A fallible scrum was one of England’s problems in the 2019 final. And so it proved again last night once Joe Marler and Dan Cole departed the scene. Ought they to have remained on the field? Hindsight and all that. And they were tiring while the Boks were emptying their bench. And some, Pollard arriving not long after Ben O’Keefe’s whistle blast to start the game was fading on the Parisian night air. None was more fearsome and influential, though, than Nche. The loosehead will loom large in the nightmares of Kyle Sinckler. Four penalties went against the England scrum in those anxious latter stages. A pal wondered if Borthwick ought to have done a Rassie Erasmus when he saw what was unfolding and instructed his props to go down with an injury and get Marler and Cole back out there? That’s a gambit too far by my reckoning. But the scrum frailty was to prove the difference. On such margins.

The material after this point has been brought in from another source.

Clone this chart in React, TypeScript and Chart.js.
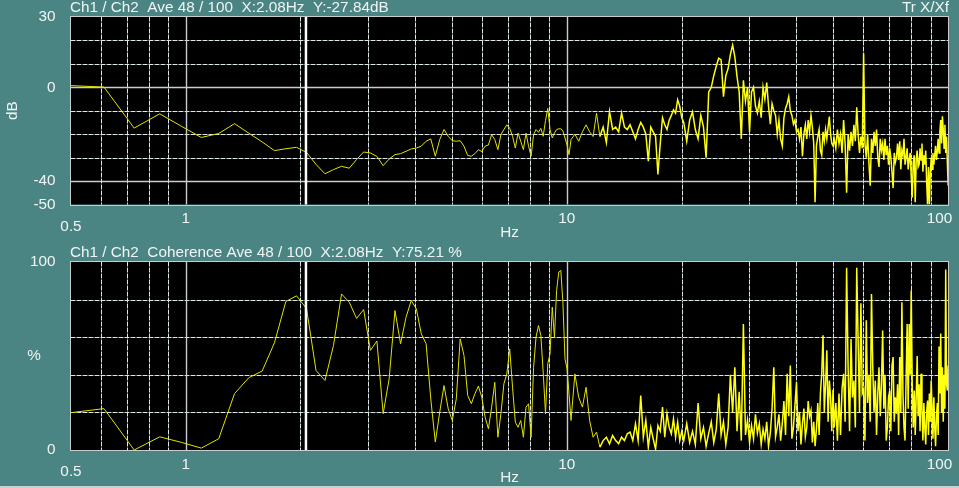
import React, { useEffect, useRef } from 'react';
import { Chart, registerables } from 'chart.js';

Chart.register(...registerables);

// ---- data ----
const DF = 0.12207; // frequency resolution (Hz per bin)

// Transfer function (dB): segments given as [startBin, step]
const TF_A_START = 4; const TF_A_STEP = 1;
const tfA = [
  0.8, 0.1, -17.4, -11.3, -16.7, -21.4, -19.7, -15.5, -19.6, -23.3,
  -27.0, -26.2, -25.6, -27.8, -32.9, -36.9, -35.1, -33.7, -34.5, -30.8,
  -27.6, -28, -29.5, -33.4, -30.6, -28.7, -28.3, -27.3, -26.3, -25.9,
  -25.1, -23, -22, -29.4, -22.3, -18, -20.9, -22.8, -23, -22.8,
  -25.1, -29.1, -29.4, -28.3, -26.6, -27.4, -25.1, -24.6, -20.2, -22.3,
  -26.6, -20.2, -18, -16, -17.5, -20.9, -25.9, -19.5, -23, -26.6,
  -19.5, -25.1, -29.4, -20.2, -18, -19.2, -17.5, -20.9, -14.2, -9,
  -18, -21.6, -19.5, -18, -17.7, -17.7, -18.7, -21.6, -24.6, -28.7,
  -22.3,
];
const TF_B_START = 86; const TF_B_STEP = 2;
const tfB = [
  -20, -23, -19, -16, -19, -21, -11, -21, -17, -23.6,
  -10.3, -18, -17, -19, -11, -17, -18, -16, -19, -22,
  -18, -15, -17, -20, -31.5, -17, -19, -21, -37.2, -24,
  -13, -16, -18, -14, -12, -9.6, -11, -5.3, -8, -13,
];
const TF_C_START = 166; const TF_C_STEP = 3;
const tfC = [
  -15, -23, -14, -10.5, -18, -22, -12, -17, -30, -2,
  0, 5, 9, 12.4, 11.7, -4, 5, 8, 14, 18,
  13, 4.6, -2, -22, 3, -6, 0, -19, -2, 0,
  -8, -11, -6, -13, 0, -5, 2, -8, -15.7, -7,
  -10, -12, -20, -14, -22, -25, -13, -9, -7, -4,
  -10, -12, -15.7, -14, -19, -18, -22, -17, -29.4, -20,
  -16, -22, -14, -19, -12, -17, -24, -49, -25, -21,
  -18, -27, -29, -19, -23, -18, -22, -17, -12.5, -20,
  -24, -25,
];
const TF_D_START = 412; const TF_D_STEP = 4;
const tfD = [
  -22, -26, -18, -24, -20, -28, -14, -24, -45, -20,
  -27, -19, -25, -16, -23, -8.5, -20, -28, -21, -26,
  14.5, -24, -30, -20, -32, -42, -22, -28, -19, -25,
  -18, -30, -34, -22, -27, -24, -31, -22, -29, -25,
  -33, -26, -30, -36, -43, -28, -32, -30, -24, -31,
  -23, -35, -27, -29, -22, -33, -30, -26, -35, -31,
  -28, -38, -47, -32, -29, -49, -31, -27, -34, -33,
  -26, -31, -24, -36, -29, -33, -27, -40, -50, -34,
  -50, -37, -30, -35, -28, -33, -29, -25, -31, -27,
  -22, -28, -19, -14, -24, -12.4, -18, -26, -16, -28,
  -21, -32, -42,
];

// Coherence (%)
const cohA = [
  19.6, 22, 0, 7, 4, 1, 6, 30, 38.5, 42,
  57, 79, 82, 75.2, 42.3, 37, 55.6, 83, 78.6, 70,
  74.7, 53, 58, 19.3, 37.9, 74.2, 56.5, 70.6, 79.5, 75,
  61.8, 56.5, 27.2, 4.2, 20.1, 34.3, 21.9, 15.7, 27.2, 59.1,
  50.3, 29, 24.6, 29.9, 34, 28, 17.4, 11.3, 22.8, 36,
  6.8, 19.3, 35.2, 40.5, 53.8, 33.4, 14.8, 12.1, 15.7, 6.8,
  22.8, 24.6, 6.8, 44, 60, 66.2, 61, 41.4, 19.3, 45.9,
  51.2, 76, 60, 84.8, 94.6, 95.5, 77.8, 48.5, 43.2, 29.9,
  15.7,
];
const cohB = [
  40.5, 28, 22.8, 33.4, 15.7, 6.8, 9.5, 1.5, 5, 6.8,
  3.3, 7.7, 5, 3.4, 6.8, 5, 8.6, 9.5, 5, 13.9,
  5, 29, 6.8, 15.7, 1.5, 12, 6, 0.5, 13, 10,
  22.8, 6.8, 19.3, 12, 8.6, 16.6, 6.8, 14.8, 5, 10,
];
const cohC = [
  5, 14, 4, 10, 3, 25, 6, 12, 2, 9,
  15, 4, 11, 30, 8, 15, 3, 12, 40, 20,
  44, 10, 31, 5, 67, 8, 16, 4, 13, 6,
  19, 9, 14, 3, 11, 6, 15, 2, 9, 22,
  44, 7, 12, 19, 5, 14, 26, 8, 40.5, 18,
  45, 6, 12, 24, 36, 10, 20, 3, 14, 22,
  7, 12, 26, 18, 21, 4, 15, 2, 11, 25,
  8, 30, 40.5, 61, 20, 35, 53, 15, 37, 28,
  10, 32,
];
const cohD = [
  12, 25, 5, 30, 8, 33, 40.5, 15, 97, 44,
  10, 59, 28, 37, 12, 97, 58, 20, 78, 30,
  32, 5, 69, 25, 40, 15, 83, 44, 20, 37,
  8, 30, 44, 18, 35, 63.6, 22, 40, 5, 12,
  28, 31.6, 10, 45, 49.4, 15, 28, 19.3, 35, 8,
  49.4, 20, 78.6, 30, 12, 5, 38, 67, 22, 67,
  40, 85, 35, 12, 31.6, 8, 28, 50, 18, 35,
  10, 40.5, 22, 5, 25, 12, 3, 20, 26.3, 8,
  30, 15, 37, 22, 6, 28, 12, 2, 18, 25,
  8, 55, 30, 62, 20, 44, 15, 40, 22, 96,
  35, 31.6, 45,
];

const X_TICKS = [0.5, 1, 10, 100];
const X_TICK_LABELS = ['0.5', '1', '10', '100'];
const X_MINOR = [0.6, 0.7, 0.8, 0.9, 2, 3, 4, 5, 6, 7, 8, 9, 20, 30, 40, 50, 60, 70, 80, 90];
const X_MAJOR = [1, 10];

const TF_Y_TICKS = [30, 0, -40, -50];
const TF_Y_DASHED = [20, 10, -10, -20, -30];
const TF_Y_SOLID = [0, -40];
const COH_Y_TICKS = [100, 0];
const COH_Y_DASHED = [20, 40, 60, 80];

const CURSOR_HZ = 2.08;
const TITLE_TF = 'Ch1 / Ch2  Ave 48 / 100  X:2.08Hz  Y:-27.84dB';
const TITLE_COH = 'Ch1 / Ch2  Coherence Ave 48 / 100  X:2.08Hz  Y:75.21 %';
const RIGHT_TF = 'Tr X/Xf';

// ---- styles ----
const TEAL = '#4b8583';
const TEXT = '#f0f4f4';
const FONT_FAMILY = '"Liberation Sans", Arial, sans-serif';
const FONT_SIZE = 15.3;
const LINE_LOW = '#e2e200';
const LINE_HIGH = '#ffff10';
const DENSE_FROM_HZ = 12;

function seg(start: number, step: number, vals: number[]) {
  return vals.map((v, i) => ({ x: (start + i * step) * DF, y: v }));
}

const tfPoints = [
  ...seg(TF_A_START, TF_A_STEP, tfA),
  ...seg(TF_B_START, TF_B_STEP, tfB),
  ...seg(TF_C_START, TF_C_STEP, tfC),
  ...seg(TF_D_START, TF_D_STEP, tfD),
];
const cohPoints = [
  ...seg(TF_A_START, TF_A_STEP, cohA),
  ...seg(TF_B_START, TF_B_STEP, cohB),
  ...seg(TF_C_START, TF_C_STEP, cohC),
  ...seg(TF_D_START, TF_D_STEP, cohD),
];

const panelPlugin = {
  id: 'panel',
  beforeDraw(chart: any) {
    const { ctx, chartArea: a } = chart;
    ctx.save();
    ctx.fillStyle = '#000';
    ctx.fillRect(a.left, a.top, a.right - a.left, a.bottom - a.top);
    ctx.restore();
  },
  beforeDatasetsDraw(chart: any, _args: any, opts: any) {
    const { ctx, chartArea: a, scales } = chart;
    const xs = scales.x; const ys = scales.y;
    ctx.save();
    const snap = (p: number) => Math.round(p) + 0.5;
    const seg2 = (x1: number, y1: number, x2: number, y2: number) => {
      ctx.beginPath(); ctx.moveTo(x1, y1); ctx.lineTo(x2, y2); ctx.stroke();
    };
    const dashed = (x1: number, y1: number, x2: number, y2: number) => {
      ctx.lineWidth = 1;
      ctx.setLineDash([]);
      ctx.strokeStyle = '#64706f';
      seg2(x1, y1, x2, y2);
      ctx.setLineDash([4, 2]);
      ctx.strokeStyle = '#dfe6e6';
      seg2(x1, y1, x2, y2);
      ctx.setLineDash([]);
    };
    const solid = (x1: number, y1: number, x2: number, y2: number) => {
      ctx.lineWidth = 1.4;
      ctx.setLineDash([]);
      ctx.strokeStyle = '#c8cccc';
      seg2(x1, y1, x2, y2);
    };
    X_MINOR.forEach((v) => { const p = snap(xs.getPixelForValue(v)); dashed(p, a.top, p, a.bottom); });
    (opts.yDashed || []).forEach((v: number) => { const p = snap(ys.getPixelForValue(v)); dashed(a.left, p, a.right, p); });
    X_MAJOR.forEach((v) => { const p = snap(xs.getPixelForValue(v)); solid(p, a.top, p, a.bottom); });
    (opts.ySolid || []).forEach((v: number) => { const p = snap(ys.getPixelForValue(v)); solid(a.left, p, a.right, p); });
    ctx.restore();
  },
  afterDatasetsDraw(chart: any, _args: any, opts: any) {
    const { ctx, chartArea: a, scales } = chart;
    ctx.save();
    const cx = scales.x.getPixelForValue(CURSOR_HZ) - 1;
    ctx.strokeStyle = '#ffffff';
    ctx.lineWidth = 2.5;
    ctx.beginPath(); ctx.moveTo(cx, a.top); ctx.lineTo(cx, a.bottom); ctx.stroke();
    ctx.strokeStyle = '#c8cccc';
    ctx.lineWidth = 1;
    ctx.strokeRect(Math.round(a.left) - 0.5, Math.round(a.top) - 0.5, Math.round(a.right - a.left) + 1, Math.round(a.bottom - a.top) + 1);
    ctx.fillStyle = TEXT;
    ctx.font = `${FONT_SIZE}px ${FONT_FAMILY}`;
    ctx.textBaseline = 'middle';
    ctx.textAlign = 'left';
    if (opts.title) ctx.fillText(opts.title, a.left - 1, a.top - 9);
    ctx.textAlign = 'right';
    if (opts.right) ctx.fillText(opts.right, a.right + 1, a.top - 9);
    if (opts.sideLabel) {
      ctx.textAlign = 'center';
      ctx.fillText(opts.sideLabel, 34, (a.top + a.bottom) / 2);
    }
    ctx.restore();
  },
};

function makeConfig(points: any[], yMin: number, yMax: number, yTicks: number[], opts: any) {
  const font = { family: FONT_FAMILY, size: FONT_SIZE };
  return {
    type: 'line' as const,
    data: {
      datasets: [{
        data: points,
        borderColor: LINE_HIGH,
        borderWidth: 1,
        pointRadius: 0,
        tension: 0,
        fill: false,
        segment: {
          borderWidth: (c: any) => (c.p0.parsed.x >= DENSE_FROM_HZ ? 1.5 : 1),
          borderColor: (c: any) => (c.p0.parsed.x >= DENSE_FROM_HZ ? LINE_HIGH : LINE_LOW),
        },
      }],
    },
    plugins: [panelPlugin],
    options: {
      animation: false as const,
      responsive: false,
      maintainAspectRatio: false,
      events: [],
      layout: { padding: opts.padding },
      plugins: {
        legend: { display: false },
        tooltip: { enabled: false },
        panel: opts.panel,
      },
      scales: {
        x: {
          type: 'logarithmic' as const,
          min: 0.5,
          max: 100,
          grid: { display: false },
          border: { display: false },
          afterBuildTicks: (s: any) => { s.ticks = X_TICKS.map((v) => ({ value: v })); },
          afterFit: (s: any) => { s.height = 35.5; s.paddingLeft = 0; s.paddingRight = 0; },
          ticks: {
            autoSkip: false,
            maxRotation: 0,
            minRotation: 0,
            padding: 2.5,
            color: TEXT,
            font: { ...font, lineHeight: 0.5 },
            callback: (value: any) => {
              const i = X_TICKS.indexOf(Number(value));
              if (i < 0) return '';
              const lab = X_TICK_LABELS[i];
              if (i === 0) return ['', lab];
              if (i === X_TICKS.length - 1) return lab + '    ';
              return lab;
            },
          },
          title: { display: true, text: 'Hz', color: TEXT, font: { ...font, lineHeight: 1 }, padding: { top: 0, bottom: 0 } },
        },
        y: {
          type: 'linear' as const,
          min: yMin,
          max: yMax,
          grid: { display: false },
          border: { display: false },
          afterBuildTicks: (s: any) => { s.ticks = yTicks.map((v) => ({ value: v })); },
          afterFit: (s: any) => { s.width = 71; },
          ticks: {
            autoSkip: false,
            padding: 7.5,
            color: TEXT,
            font,
            callback: (value: any) => String(value),
          },
          title: opts.yTitle
            ? { display: true, text: opts.yTitle, color: TEXT, font: { ...font, lineHeight: 1 }, padding: { top: 5, bottom: 0 } }
            : { display: false },
        },
      },
    },
  };
}

export default function App() {
  const topRef = useRef<HTMLCanvasElement>(null);
  const botRef = useRef<HTMLCanvasElement>(null);

  useEffect(() => {
    document.body.style.margin = '0';
    const c1 = new Chart(topRef.current as HTMLCanvasElement, makeConfig(tfPoints, -50, 30, TF_Y_TICKS, {
      padding: { top: 17, right: 11, bottom: 0, left: 0 },
      yTitle: 'dB',
      panel: { title: TITLE_TF, right: RIGHT_TF, yDashed: TF_Y_DASHED, ySolid: TF_Y_SOLID },
    }) as any);
    const c2 = new Chart(botRef.current as HTMLCanvasElement, makeConfig(cohPoints, 0, 100, COH_Y_TICKS, {
      padding: { top: 22, right: 11, bottom: 2.5, left: 0 },
      yTitle: null,
      panel: { title: TITLE_COH, yDashed: COH_Y_DASHED, ySolid: [], sideLabel: '%' },
    }) as any);
    return () => { c1.destroy(); c2.destroy(); };
  }, []);

  return (
    <div style={{ position: 'fixed', left: 0, top: 0, width: 959, height: 488, background: TEAL, overflow: 'hidden' }}>
      <canvas ref={topRef} width={959} height={240} style={{ position: 'absolute', left: 0, top: 0, width: 959, height: 240 }} />
      <canvas ref={botRef} width={959} height={248} style={{ position: 'absolute', left: 0, top: 240, width: 959, height: 248 }} />
      <div style={{ position: 'absolute', left: 0, top: 486, width: 959, height: 2, background: '#c9d2d2' }} />
    </div>
  );
}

England now have to rouse themselves for the bronze medal play-off on Friday night. Argentina set great store by it in 2007 and so should England.

To those nitwits claiming that the semi-final was a bore-fest because there was so much kicking and so much faffing about at scrums, the only answer is to instruct them to shove it where the sun don’t shine and head off to watch rugby league, a fine sport in its own right with far fewer as well as inconsequential scrums.

The weather was wretched in Paris which put a premium on handling while the scrum is a point of distinction in the very sport itself. So, sod off.

England now have to rouse themselves for the bronze medal play-off on Friday night. It might well feel like not much of a consolation prize but it certainly wasn’t viewed that way by the Argentinians themselves back in 2007. They set great store by it and so should England.

Owen Farrell was heroic against the Springboks and now needs to rouse his side against Argentina next weekend (Photo by Julian Finney Getty Images)

There hasn’t been much to cheer about for their supporters so one last hurrah would be a fine way to round off things. After Saturday’s near-miss heroics, it’s the least they deserve.